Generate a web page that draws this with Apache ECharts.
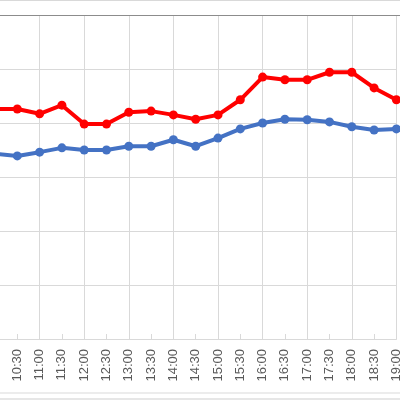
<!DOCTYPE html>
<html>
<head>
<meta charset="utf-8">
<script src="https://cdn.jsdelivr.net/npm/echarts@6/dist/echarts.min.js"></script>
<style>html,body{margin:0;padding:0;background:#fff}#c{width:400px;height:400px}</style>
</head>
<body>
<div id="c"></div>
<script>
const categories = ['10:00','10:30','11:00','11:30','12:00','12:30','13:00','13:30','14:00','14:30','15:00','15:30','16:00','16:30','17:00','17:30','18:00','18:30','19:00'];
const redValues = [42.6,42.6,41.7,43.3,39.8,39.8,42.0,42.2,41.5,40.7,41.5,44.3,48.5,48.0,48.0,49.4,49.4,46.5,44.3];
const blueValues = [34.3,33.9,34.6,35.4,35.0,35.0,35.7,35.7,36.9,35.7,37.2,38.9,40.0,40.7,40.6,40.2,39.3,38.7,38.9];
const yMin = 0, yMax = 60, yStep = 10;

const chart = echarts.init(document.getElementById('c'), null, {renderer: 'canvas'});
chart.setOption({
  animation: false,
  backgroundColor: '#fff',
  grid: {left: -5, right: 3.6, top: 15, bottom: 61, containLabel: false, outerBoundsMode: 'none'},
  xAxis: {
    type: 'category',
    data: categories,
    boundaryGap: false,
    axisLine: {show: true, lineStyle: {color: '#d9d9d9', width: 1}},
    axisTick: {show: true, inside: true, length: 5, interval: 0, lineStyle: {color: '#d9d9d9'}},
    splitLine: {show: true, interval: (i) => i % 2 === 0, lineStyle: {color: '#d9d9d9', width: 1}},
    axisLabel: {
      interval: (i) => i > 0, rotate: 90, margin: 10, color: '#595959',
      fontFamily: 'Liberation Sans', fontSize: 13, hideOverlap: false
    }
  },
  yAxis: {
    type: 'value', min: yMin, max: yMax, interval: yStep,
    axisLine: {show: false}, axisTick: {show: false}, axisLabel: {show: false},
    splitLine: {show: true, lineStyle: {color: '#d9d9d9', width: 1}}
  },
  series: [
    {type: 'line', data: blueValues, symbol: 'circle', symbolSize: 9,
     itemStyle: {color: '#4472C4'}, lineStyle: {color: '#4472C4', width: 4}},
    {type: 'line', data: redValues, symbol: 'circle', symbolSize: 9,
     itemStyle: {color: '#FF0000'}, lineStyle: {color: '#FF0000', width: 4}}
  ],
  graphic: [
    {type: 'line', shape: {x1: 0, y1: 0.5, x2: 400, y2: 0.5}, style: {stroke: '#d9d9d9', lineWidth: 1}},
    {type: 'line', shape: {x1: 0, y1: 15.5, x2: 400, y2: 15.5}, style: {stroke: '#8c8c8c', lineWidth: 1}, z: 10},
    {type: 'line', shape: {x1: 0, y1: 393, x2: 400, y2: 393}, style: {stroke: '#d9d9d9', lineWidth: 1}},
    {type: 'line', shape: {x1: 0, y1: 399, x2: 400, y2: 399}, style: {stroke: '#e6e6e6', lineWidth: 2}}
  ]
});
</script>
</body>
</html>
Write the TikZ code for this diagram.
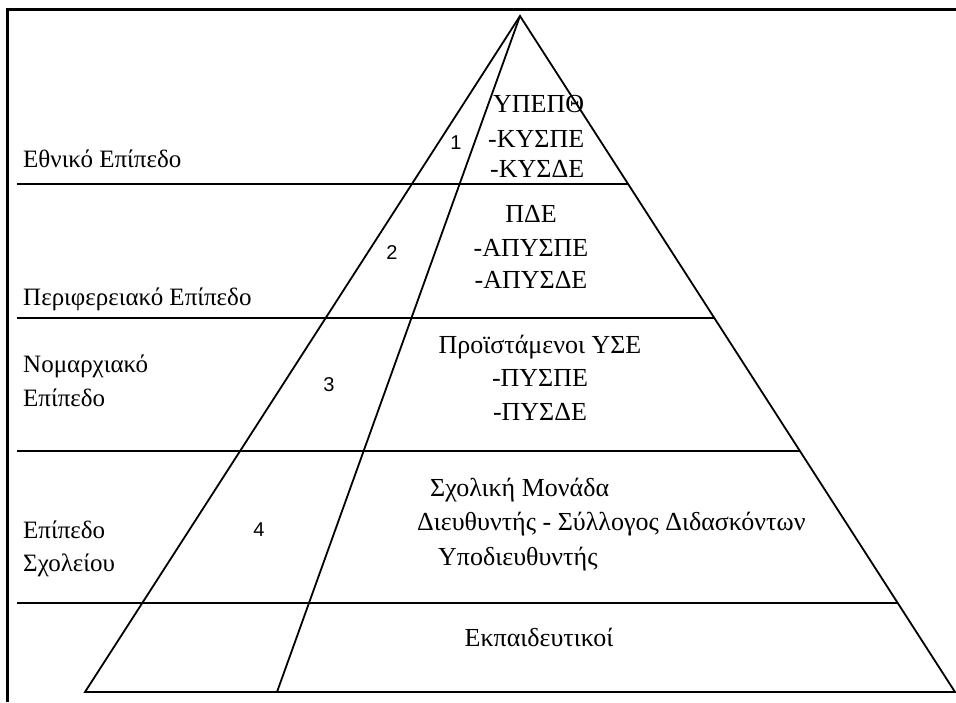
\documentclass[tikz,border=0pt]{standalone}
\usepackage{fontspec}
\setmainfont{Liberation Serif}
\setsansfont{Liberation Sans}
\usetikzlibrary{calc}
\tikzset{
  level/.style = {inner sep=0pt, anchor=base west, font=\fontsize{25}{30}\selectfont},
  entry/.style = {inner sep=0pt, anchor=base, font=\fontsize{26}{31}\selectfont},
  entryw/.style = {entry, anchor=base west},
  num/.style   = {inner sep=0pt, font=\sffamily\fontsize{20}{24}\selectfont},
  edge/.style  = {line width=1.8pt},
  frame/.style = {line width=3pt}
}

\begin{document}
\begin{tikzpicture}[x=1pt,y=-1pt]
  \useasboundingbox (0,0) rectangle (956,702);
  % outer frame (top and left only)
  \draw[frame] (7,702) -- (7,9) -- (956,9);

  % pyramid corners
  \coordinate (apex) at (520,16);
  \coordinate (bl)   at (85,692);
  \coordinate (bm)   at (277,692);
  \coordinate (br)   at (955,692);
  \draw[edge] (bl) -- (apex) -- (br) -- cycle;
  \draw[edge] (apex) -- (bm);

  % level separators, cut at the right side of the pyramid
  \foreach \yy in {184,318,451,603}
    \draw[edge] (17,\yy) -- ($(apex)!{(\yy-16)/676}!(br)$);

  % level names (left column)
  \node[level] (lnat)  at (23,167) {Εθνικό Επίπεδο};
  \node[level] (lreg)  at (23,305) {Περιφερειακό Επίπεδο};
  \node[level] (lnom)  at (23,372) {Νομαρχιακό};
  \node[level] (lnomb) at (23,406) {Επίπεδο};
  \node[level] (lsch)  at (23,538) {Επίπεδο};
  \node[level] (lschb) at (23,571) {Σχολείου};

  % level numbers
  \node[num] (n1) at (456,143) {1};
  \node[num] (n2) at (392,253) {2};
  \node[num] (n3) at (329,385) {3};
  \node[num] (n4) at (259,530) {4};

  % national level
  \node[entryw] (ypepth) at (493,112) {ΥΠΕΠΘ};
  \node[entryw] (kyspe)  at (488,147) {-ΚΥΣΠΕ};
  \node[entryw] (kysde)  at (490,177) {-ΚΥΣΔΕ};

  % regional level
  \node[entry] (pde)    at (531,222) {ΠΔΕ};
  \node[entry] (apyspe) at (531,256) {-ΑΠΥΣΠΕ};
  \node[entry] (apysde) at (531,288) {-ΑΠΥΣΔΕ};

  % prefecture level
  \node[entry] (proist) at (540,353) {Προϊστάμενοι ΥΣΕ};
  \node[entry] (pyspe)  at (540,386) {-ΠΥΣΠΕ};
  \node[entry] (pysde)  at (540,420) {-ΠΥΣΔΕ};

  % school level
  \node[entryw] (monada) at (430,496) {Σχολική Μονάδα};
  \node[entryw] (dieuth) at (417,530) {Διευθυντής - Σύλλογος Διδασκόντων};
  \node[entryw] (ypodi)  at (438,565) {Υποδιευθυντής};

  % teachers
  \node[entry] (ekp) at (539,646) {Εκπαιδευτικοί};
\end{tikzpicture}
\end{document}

**Instructions to follow:**
Every line is to be duplicated exactly, though pictures stay out.

**Response:**
Generate a web page that draws this with Apache ECharts.
<!DOCTYPE html>
<html>
<head>
<meta charset="utf-8">
<script src="https://cdn.jsdelivr.net/npm/echarts@6/dist/echarts.min.js"></script>
<style>html,body{margin:0;padding:0;background:#fff}#c{width:400px;height:400px}</style>
</head>
<body>
<div id="c"></div>
<script>
const categories = ['10:00','10:30','11:00','11:30','12:00','12:30','13:00','13:30','14:00','14:30','15:00','15:30','16:00','16:30','17:00','17:30','18:00','18:30','19:00'];
const redValues = [42.6,42.6,41.7,43.3,39.8,39.8,42.0,42.2,41.5,40.7,41.5,44.3,48.5,48.0,48.0,49.4,49.4,46.5,44.3];
const blueValues = [34.3,33.9,34.6,35.4,35.0,35.0,35.7,35.7,36.9,35.7,37.2,38.9,40.0,40.7,40.6,40.2,39.3,38.7,38.9];
const yMin = 0, yMax = 60, yStep = 10;

const chart = echarts.init(document.getElementById('c'), null, {renderer: 'canvas'});
chart.setOption({
  animation: false,
  backgroundColor: '#fff',
  grid: {left: -5, right: 3.6, top: 15, bottom: 61, containLabel: false, outerBoundsMode: 'none'},
  xAxis: {
    type: 'category',
    data: categories,
    boundaryGap: false,
    axisLine: {show: true, lineStyle: {color: '#d9d9d9', width: 1}},
    axisTick: {show: true, inside: true, length: 5, interval: 0, lineStyle: {color: '#d9d9d9'}},
    splitLine: {show: true, interval: (i) => i % 2 === 0, lineStyle: {color: '#d9d9d9', width: 1}},
    axisLabel: {
      interval: (i) => i > 0, rotate: 90, margin: 10, color: '#595959',
      fontFamily: 'Liberation Sans', fontSize: 13, hideOverlap: false
    }
  },
  yAxis: {
    type: 'value', min: yMin, max: yMax, interval: yStep,
    axisLine: {show: false}, axisTick: {show: false}, axisLabel: {show: false},
    splitLine: {show: true, lineStyle: {color: '#d9d9d9', width: 1}}
  },
  series: [
    {type: 'line', data: blueValues, symbol: 'circle', symbolSize: 9,
     itemStyle: {color: '#4472C4'}, lineStyle: {color: '#4472C4', width: 4}},
    {type: 'line', data: redValues, symbol: 'circle', symbolSize: 9,
     itemStyle: {color: '#FF0000'}, lineStyle: {color: '#FF0000', width: 4}}
  ],
  graphic: [
    {type: 'line', shape: {x1: 0, y1: 0.5, x2: 400, y2: 0.5}, style: {stroke: '#d9d9d9', lineWidth: 1}},
    {type: 'line', shape: {x1: 0, y1: 15.5, x2: 400, y2: 15.5}, style: {stroke: '#8c8c8c', lineWidth: 1}, z: 10},
    {type: 'line', shape: {x1: 0, y1: 393, x2: 400, y2: 393}, style: {stroke: '#d9d9d9', lineWidth: 1}},
    {type: 'line', shape: {x1: 0, y1: 399, x2: 400, y2: 399}, style: {stroke: '#e6e6e6', lineWidth: 2}}
  ]
});
</script>
</body>
</html>
Write the TikZ code for this diagram.
\documentclass[tikz,border=0pt]{standalone}
\usepackage{fontspec}
\setmainfont{Liberation Serif}
\setsansfont{Liberation Sans}
\usetikzlibrary{calc}
\tikzset{
  level/.style = {inner sep=0pt, anchor=base west, font=\fontsize{25}{30}\selectfont},
  entry/.style = {inner sep=0pt, anchor=base, font=\fontsize{26}{31}\selectfont},
  entryw/.style = {entry, anchor=base west},
  num/.style   = {inner sep=0pt, font=\sffamily\fontsize{20}{24}\selectfont},
  edge/.style  = {line width=1.8pt},
  frame/.style = {line width=3pt}
}

\begin{document}
\begin{tikzpicture}[x=1pt,y=-1pt]
  \useasboundingbox (0,0) rectangle (956,702);
  % outer frame (top and left only)
  \draw[frame] (7,702) -- (7,9) -- (956,9);

  % pyramid corners
  \coordinate (apex) at (520,16);
  \coordinate (bl)   at (85,692);
  \coordinate (bm)   at (277,692);
  \coordinate (br)   at (955,692);
  \draw[edge] (bl) -- (apex) -- (br) -- cycle;
  \draw[edge] (apex) -- (bm);

  % level separators, cut at the right side of the pyramid
  \foreach \yy in {184,318,451,603}
    \draw[edge] (17,\yy) -- ($(apex)!{(\yy-16)/676}!(br)$);

  % level names (left column)
  \node[level] (lnat)  at (23,167) {Εθνικό Επίπεδο};
  \node[level] (lreg)  at (23,305) {Περιφερειακό Επίπεδο};
  \node[level] (lnom)  at (23,372) {Νομαρχιακό};
  \node[level] (lnomb) at (23,406) {Επίπεδο};
  \node[level] (lsch)  at (23,538) {Επίπεδο};
  \node[level] (lschb) at (23,571) {Σχολείου};

  % level numbers
  \node[num] (n1) at (456,143) {1};
  \node[num] (n2) at (392,253) {2};
  \node[num] (n3) at (329,385) {3};
  \node[num] (n4) at (259,530) {4};

  % national level
  \node[entryw] (ypepth) at (493,112) {ΥΠΕΠΘ};
  \node[entryw] (kyspe)  at (488,147) {-ΚΥΣΠΕ};
  \node[entryw] (kysde)  at (490,177) {-ΚΥΣΔΕ};

  % regional level
  \node[entry] (pde)    at (531,222) {ΠΔΕ};
  \node[entry] (apyspe) at (531,256) {-ΑΠΥΣΠΕ};
  \node[entry] (apysde) at (531,288) {-ΑΠΥΣΔΕ};

  % prefecture level
  \node[entry] (proist) at (540,353) {Προϊστάμενοι ΥΣΕ};
  \node[entry] (pyspe)  at (540,386) {-ΠΥΣΠΕ};
  \node[entry] (pysde)  at (540,420) {-ΠΥΣΔΕ};

  % school level
  \node[entryw] (monada) at (430,496) {Σχολική Μονάδα};
  \node[entryw] (dieuth) at (417,530) {Διευθυντής - Σύλλογος Διδασκόντων};
  \node[entryw] (ypodi)  at (438,565) {Υποδιευθυντής};

  % teachers
  \node[entry] (ekp) at (539,646) {Εκπαιδευτικοί};
\end{tikzpicture}
\end{document}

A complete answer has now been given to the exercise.